As we know, football is one of the most popular sports in Australia and across the world. Thankfully this means that there has been plenty of research when it comes to injuries and injury prevention. One new study that was done in Australia, aimed at investigating the impact and prevalence of non-time loss injuries in semi-professional men’s football.
25 teams from 10 semi-professional football clubs, volunteered to participate in the study during the 2016 season. Clubs were recruited from the NSW National Premier League and Illawarra Premier League in Australia. A total of 218 players were involved and all players partook in a minimum of three football-based sessions per week (training and a match).
This research demonstrated that those experiencing non-time loss physical complaints (or niggles) were 3-6 times more likely to suffer an injury resulting in missed games/training in the following 7 days. Overall, 68% of all time loss injuries were preceded by a ‘niggle’, with 94% of knee and 90% of hamstring time loss injuries preceded by a non-time loss complaint in the same location.

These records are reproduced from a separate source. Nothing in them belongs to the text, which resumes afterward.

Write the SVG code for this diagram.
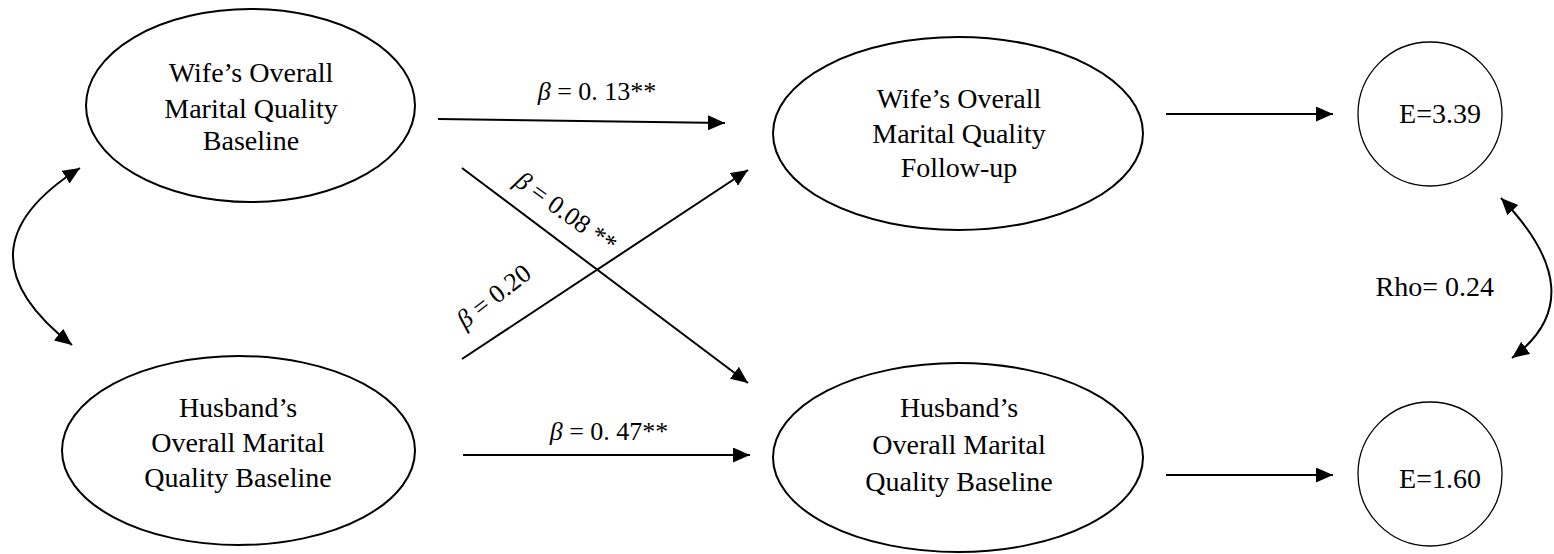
<svg xmlns="http://www.w3.org/2000/svg" width="1554" height="554" viewBox="0 0 1554 554">
<style>
  .node { fill: #fff; stroke: #000; stroke-width: 2; }
  .err { fill: #fff; stroke: #000; stroke-width: 1.3; }
  .lbl { font-family: "Liberation Serif", "DejaVu Serif", serif; font-size: 28px; fill: #000; text-anchor: middle; }
  .coef { font-family: "Liberation Serif", "DejaVu Serif", serif; font-size: 26px; fill: #000; text-anchor: middle; }
  .beta { font-style: italic; }
  .edge { fill: none; stroke: #000; stroke-width: 2; }
</style>
<defs>
  <marker id="arr" markerUnits="userSpaceOnUse" markerWidth="18" markerHeight="16" refX="17" refY="7.5" orient="auto-start-reverse">
    <path d="M0,0 L17,7.5 L0,15 z" fill="#000"/>
  </marker>
</defs>
<rect width="1554" height="554" fill="#fff"/>

<g id="connectors">
  <line class="edge" x1="438" y1="119" x2="725" y2="123" marker-end="url(#arr)"/>
  <line class="edge" x1="463" y1="455" x2="750" y2="455" marker-end="url(#arr)"/>
  <line class="edge" x1="462" y1="168" x2="748" y2="383" marker-end="url(#arr)"/>
  <line class="edge" x1="462" y1="359" x2="748" y2="170" marker-end="url(#arr)"/>
  <line class="edge" x1="1166" y1="114" x2="1333" y2="114" marker-end="url(#arr)"/>
  <line class="edge" x1="1166" y1="475" x2="1333" y2="475" marker-end="url(#arr)"/>
  <path class="edge" d="M80,168 Q-50,250 72,345" marker-start="url(#arr)" marker-end="url(#arr)"/>
  <path class="edge" d="M1501,198 Q1596,296 1512,358" marker-start="url(#arr)" marker-end="url(#arr)"/>
  <text class="coef" x="597" y="100"><tspan class="beta">β</tspan> = 0. 13**</text>
  <text class="coef" x="609" y="440"><tspan class="beta">β</tspan> = 0. 47**</text>
  <text class="coef" transform="translate(561,219) rotate(36)"><tspan class="beta">β</tspan> = 0.08 **</text>
  <text class="coef" transform="translate(499,303) rotate(-38)"><tspan class="beta">β</tspan> = 0.20</text>
  <text class="lbl" x="1494" y="296" text-anchor="end" style="text-anchor:end">Rho= 0.24</text>
</g>

<g id="wife-baseline">
  <ellipse class="node" cx="250.5" cy="105.5" rx="164.5" ry="96.5"/>
  <text class="lbl" x="251" y="82">Wife’s Overall</text>
  <text class="lbl" x="251" y="118">Marital Quality</text>
  <text class="lbl" x="251" y="150">Baseline</text>
</g>

<g id="husband-baseline">
  <ellipse class="node" cx="238.5" cy="450.5" rx="176.5" ry="94.5"/>
  <text class="lbl" x="238" y="417">Husband’s</text>
  <text class="lbl" x="238" y="452">Overall Marital</text>
  <text class="lbl" x="238" y="487">Quality Baseline</text>
</g>

<g id="wife-followup">
  <ellipse class="node" cx="958" cy="133.5" rx="185" ry="96.5"/>
  <text class="lbl" x="959" y="108">Wife’s Overall</text>
  <text class="lbl" x="959" y="143">Marital Quality</text>
  <text class="lbl" x="959" y="177">Follow-up</text>
</g>

<g id="husband-followup">
  <ellipse class="node" cx="958" cy="457.5" rx="185" ry="94.5"/>
  <text class="lbl" x="959" y="417">Husband’s</text>
  <text class="lbl" x="959" y="454">Overall Marital</text>
  <text class="lbl" x="959" y="491">Quality Baseline</text>
</g>

<g id="error-wife">
  <circle class="err" cx="1430" cy="114" r="72"/>
  <text class="lbl" x="1440" y="123">E=3.39</text>
</g>

<g id="error-husband">
  <circle class="err" cx="1430" cy="474" r="72"/>
  <text class="lbl" x="1440" y="488">E=1.60</text>
</g>
</svg>
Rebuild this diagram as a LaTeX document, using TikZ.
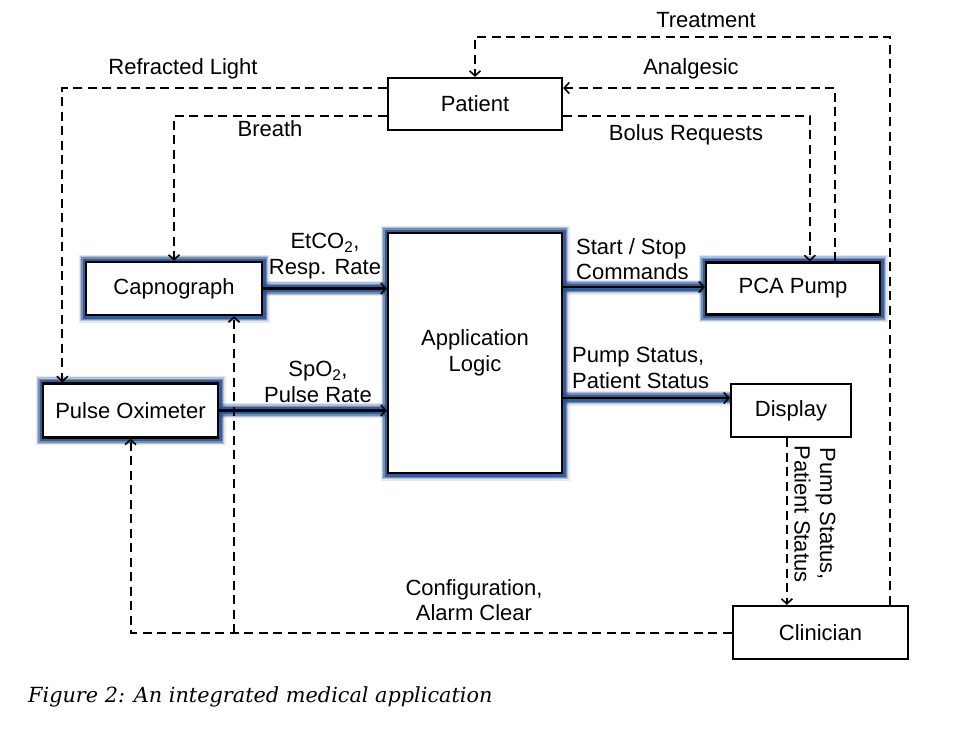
\documentclass[tikz,border=0pt]{standalone}
\usepackage{fontspec}
\newfontfamily\arial{Liberation Sans}
\newfontfamily\capserif{DejaVu Serif}
\usetikzlibrary{arrows.meta}
\definecolor{glowc}{RGB}{40,80,140}
\tikzset{
  txt/.style={font=\arial\fontsize{22}{25.5}\selectfont},
  box/.style={txt, draw=black, line width=2.3pt, fill=white, inner sep=0pt, align=center},
  glow/.style={preaction={draw=glowc, line width=15pt, opacity=0.12},
               preaction={draw=glowc, line width=12.5pt, opacity=0.25},
               preaction={draw=glowc, line width=10pt, opacity=0.45},
               preaction={draw=glowc, line width=7pt, opacity=0.8}},
  tip/.style={-{Straight Barb[length=5pt,width=11pt,line width=1.6pt]}},
  dflow/.style={line width=2pt, dash pattern=on 9pt off 5.5pt, tip},
  sflow/.style={line width=2.6pt, tip},
  lbl/.style={txt, inner sep=0pt, align=center},
  lbll/.style={txt, inner sep=0pt, align=left}
}
\begin{document}
\begin{tikzpicture}[x=1pt,y=-1pt]
\path[use as bounding box, fill=white] (0,0) rectangle (978,729);

% nodes
\node[box, glow, minimum width=176pt, minimum height=53pt] (capno) at (174,288.5) {Capnograph};
\node[box, glow, minimum width=175pt, minimum height=54pt] (pox) at (130.5,410.5) {Pulse Oximeter};
\node[box, minimum width=174pt, minimum height=52pt] (pat) at (475,104) {Patient};
\node[box, glow, minimum width=174pt, minimum height=52pt] (pca) at (793,288.5) {PCA Pump};
\node[box, minimum width=120pt, minimum height=53pt] (disp) at (791,410.5) {Display};
\node[box, minimum width=175pt, minimum height=53pt] (clin) at (820.5,632.5) {Clinician};

% glow under solid arrows
\path[glow] (capno.east) -- (capno.east -| 388,0);
\path[glow] (pox.east) -- (pox.east -| 388,0);
\path[glow] (562,287) -- (pca.west |- 0,287);
\path[glow] (562,398) -- ([yshift=12.5pt]disp.west);

\node[box, glow, minimum width=174pt, minimum height=240pt] (app) at (475,353) {Application\\Logic};

\draw[sflow] (capno.east) -- (capno.east -| app.west);
\draw[sflow] (pox.east) -- (pox.east -| app.west);
\draw[sflow] (app.east |- 0,287) -- (pca.west |- 0,287);
\draw[sflow] (app.east |- 0,398) -- ([yshift=12.5pt]disp.west);
% redraw box borders over arrow glow
\node[box, minimum width=176pt, minimum height=53pt, fill=none] at (capno) {};
\node[box, minimum width=175pt, minimum height=54pt, fill=none] at (pox) {};
\node[box, minimum width=174pt, minimum height=52pt, fill=none] at (pca) {};

% dashed connectors
\draw[dflow] ([yshift=16pt]pat.west) -| ([xshift=20.5pt]pox.north west);
\draw[dflow] ([yshift=-12pt]pat.west) -| (capno.north);
\coordinate (tr) at (890,37);
\draw[dflow] (clin.north -| tr) -- (tr) -| (pat.north);
\draw[dflow] ([xshift=130pt]pca.north west) |- ([yshift=16pt]pat.east);
\draw[dflow] ([yshift=-12pt]pat.east) -| ([xshift=105pt]pca.north west);
\draw[dflow] ([xshift=57pt]disp.south west) -- ([xshift=57pt]disp.south west |- clin.north);
\coordinate (cj) at (234,633);
\draw[dflow] (clin.west) -| (pox.south);
\draw[dflow] (cj) -- ([xshift=60pt]capno.south);

% labels
\node[lbl] (l1) at (183,69) {Refracted Light};
\node[lbl] (l2) at (270,129) {Breath};
\node[lbl] (l3) at (706,20) {Treatment};
\node[lbl] (l4) at (691,69) {Analgesic};
\node[lbl] (l5) at (686,135) {Bolus Requests};
\node[lbl] (l6) at (325,256) {EtCO\textsubscript{2},\\Resp. Rate};
\node[lbl] (l7) at (318,382) {SpO\textsubscript{2},\\Pulse Rate};
\node[lbll, anchor=west] (l8) at (576,259) {Start / Stop\\Commands};
\node[lbll, anchor=west] (l9) at (572,368) {Pump Status,\\Patient Status};
\node[lbl, rotate=-90] (l10) at (815,514) {Pump Status,\\Patient Status};
\node[lbl] (l11) at (474,600) {Configuration,\\Alarm Clear};
\node[inner sep=0pt, anchor=west, font=\capserif\itshape\fontsize{20.8}{24}\selectfont] (cap) at (28,697) {Figure 2: An integrated medical application};
\end{tikzpicture}
\end{document}
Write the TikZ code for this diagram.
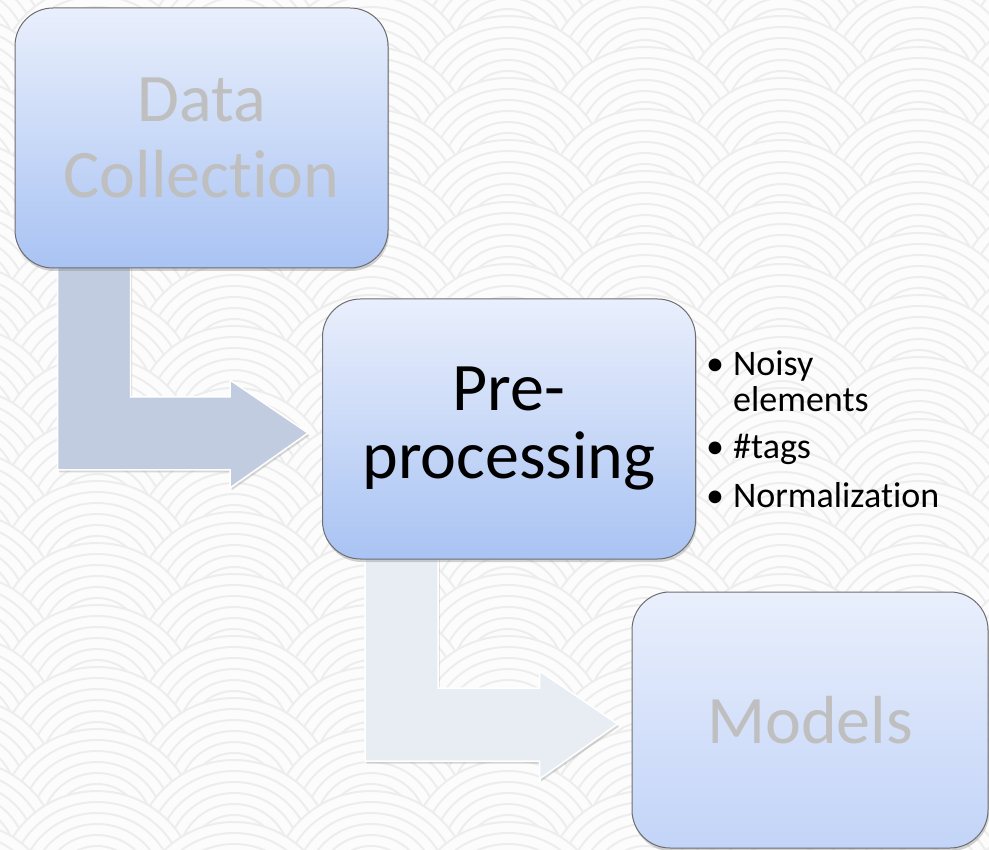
\documentclass[tikz,border=0pt]{standalone}
\usepackage{fontspec}
\setmainfont[Ligatures=NoCommon,RawFeature={-liga;-clig;-calt;-dlig}]{Carlito}
\usetikzlibrary{calc,shadows}
\pgfdeclarelayer{bg}
\pgfdeclarelayer{arr}
\pgfsetlayers{bg,arr,main}
\definecolor{boxtop}{HTML}{E9EFFC}
\definecolor{boxbot}{HTML}{A9C3F3}
\definecolor{boxbotlight}{HTML}{C2D4F8}
\definecolor{boxline}{HTML}{6E6E70}
\definecolor{graytext}{HTML}{BFBFBF}
\definecolor{arrowone}{HTML}{C1CCE1}
\definecolor{arrowtwo}{HTML}{E8ECF3}
\definecolor{bgwhite}{HTML}{FCFCFC}
\definecolor{waveline}{HTML}{EDEDED}
\tikzset{
  stage/.style={draw=boxline, line width=1pt, rounded corners=38pt,
    top color=boxtop, bottom color=boxbot,
    minimum width=373pt, minimum height=260pt, inner sep=0pt,
    align=center, font=\fontsize{68}{76}\selectfont,
    drop shadow={shadow xshift=1pt, shadow yshift=-3pt, opacity=0.35}},
  bentarrowstyle/.style={draw=white, line width=1.5pt,
    drop shadow={shadow xshift=1.5pt, shadow yshift=-2.5pt, opacity=0.3}},
  wave/.style={draw=waveline, line width=2pt}
}
\newcommand\bentarrow[3]{%
  \path[bentarrowstyle, fill=#3]
    let \p1=(#1.south west), \p2=(#2.west) in
    (\x1+43pt,\y1+6pt) -- (\x1+116pt,\y1+6pt) -- (\x1+116pt,\y2+32pt)
    -- (\x2-92pt,\y2+32pt) -- (\x2-92pt,\y2+49pt) -- (\x2-14pt,\y2-4pt)
    -- (\x2-92pt,\y2-59pt) -- (\x2-92pt,\y2-41pt) -- (\x1+43pt,\y2-41pt) -- cycle;}
\begin{document}
\begin{tikzpicture}[x=1pt,y=-1pt]
\useasboundingbox (0,0) rectangle (989,850);
% background seigaiha pattern
\begin{pgfonlayer}{bg}
  \fill[bgwhite] (0,0) rectangle (989,850);
  \begin{scope}
    \clip (0,0) rectangle (989,850);
    \foreach \m in {0,...,34}{
      \pgfmathtruncatemacro\st{mod(\m,2)}
      \pgfmathtruncatemacro\stb{\st+2}
      \foreach \k in {\st,\stb,...,9}{
        \fill[bgwhite] (\k*137-40,\m*31-70) circle[radius=100pt];
        \foreach \r in {100,89,...,23}
          \draw[wave] (\k*137-40,\m*31-70) circle[radius=\r pt];
      }
    }
  \end{scope}
\end{pgfonlayer}
% stages
\node[stage, text=graytext] (dc) at (201.5,138) {Data\\Collection};
\node[stage, text=black, font=\fontsize{68}{68}\selectfont] (pp) at (509,429) {Pre-\\processing};
\node[stage, text=graytext, minimum width=356pt, minimum height=256pt,
      bottom color=boxbotlight] (mo) at (810,720) {Models};
% bullet list
\node[anchor=base west, inner sep=0pt, font=\fontsize{36}{35}\selectfont] (bl) at (706,376)
  {\begin{tabular}[t]{@{}l@{}l@{}}
   \makebox[27pt][l]{•}&Noisy\\
   &elements\\[12pt]
   \makebox[27pt][l]{•}&\#tags\\[14pt]
   \makebox[27pt][l]{•}&Normalization
   \end{tabular}};
% bent arrows
\begin{pgfonlayer}{arr}
  \bentarrow{dc}{pp}{arrowone}
  \bentarrow{pp}{mo}{arrowtwo}
\end{pgfonlayer}
\end{tikzpicture}
\end{document}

This study highlights that the presence of a ‘niggle’ clearly increased the risk of a subsequent time loss injury and improving communication between coaches, managers and players within a club can reduce injury incidence and sustain player availability. There were also strong associations observed between non-time loss reports preceding a time injury in the same location, suggesting it may also be possible to identify location-specific injury risks.
Reference: Whalan, M., et al. (2020). “Do Niggles Matter? – Increased injury risk following physical complaints in football (soccer).” Science and Medicine in Football 4(3): 216-224.